Desde mi juventud tuve propensión a pasar por ciclos depresivos, mi baja autoestima, mi pesimismo natural me conducían a ellos con relativa frecuencia; desde mi madurez he tenido problemas lumbares con cierta periodicidad; para ambos problemas encontré una medida paliativa: caminar.
Pero me refiero a caminar durante dos o tres horas, a paso medio... así consigo conjurar esos dos males que, por cierto, algunos psicólogos dicen estar unidos (el depresivo toma posturas que facilitarían los dolores de columna).
Lo cierto es que caminar por la ciudad me saca del pozo de la depresión en la que caigo con frecuencia, diferente del estado anímico bajo (bajo para casi todos los demás) en el que me encuentro relativamente a gusto conmigo mismo.
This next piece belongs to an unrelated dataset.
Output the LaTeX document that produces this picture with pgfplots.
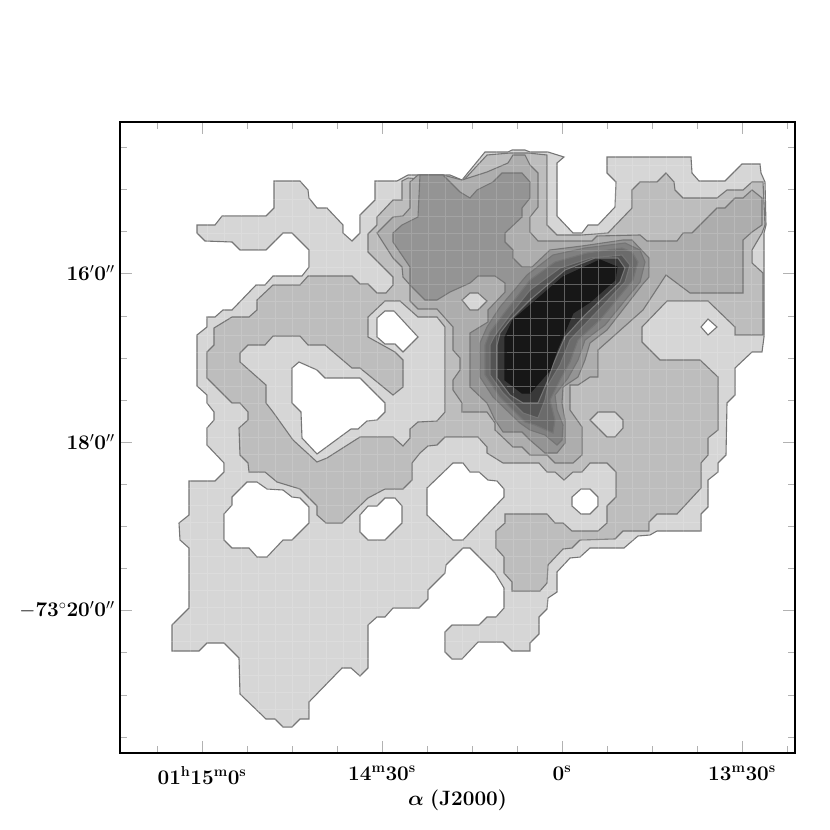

En esas caminatas voy descubriendo distintas caras de la ciudad, de su paisaje y su paisanaje, me siento (una vez más) como un alienígena que hubiera aterrizado en este atormentado planeta y mirara con desconfianza y curiosidad a sus habitantes. Caminar lo relativiza todo, incluida la propia vida, que queda minimizada en el contacto impersonal con otros cientos de humanos con los que apenas cruzo una mirada. Habitualmente llevo una pequeña libreta en el bolsillo, además, por supuesto del libro que esté leyendo, con lo que hago frecuentes paradas para leer y escribir (sensaciones, pensamientos, dibujar bocetos de calles...); es, por tanto, una actividad completa para mi personalidad, se complementan lo físico y lo intelectual de forma natural.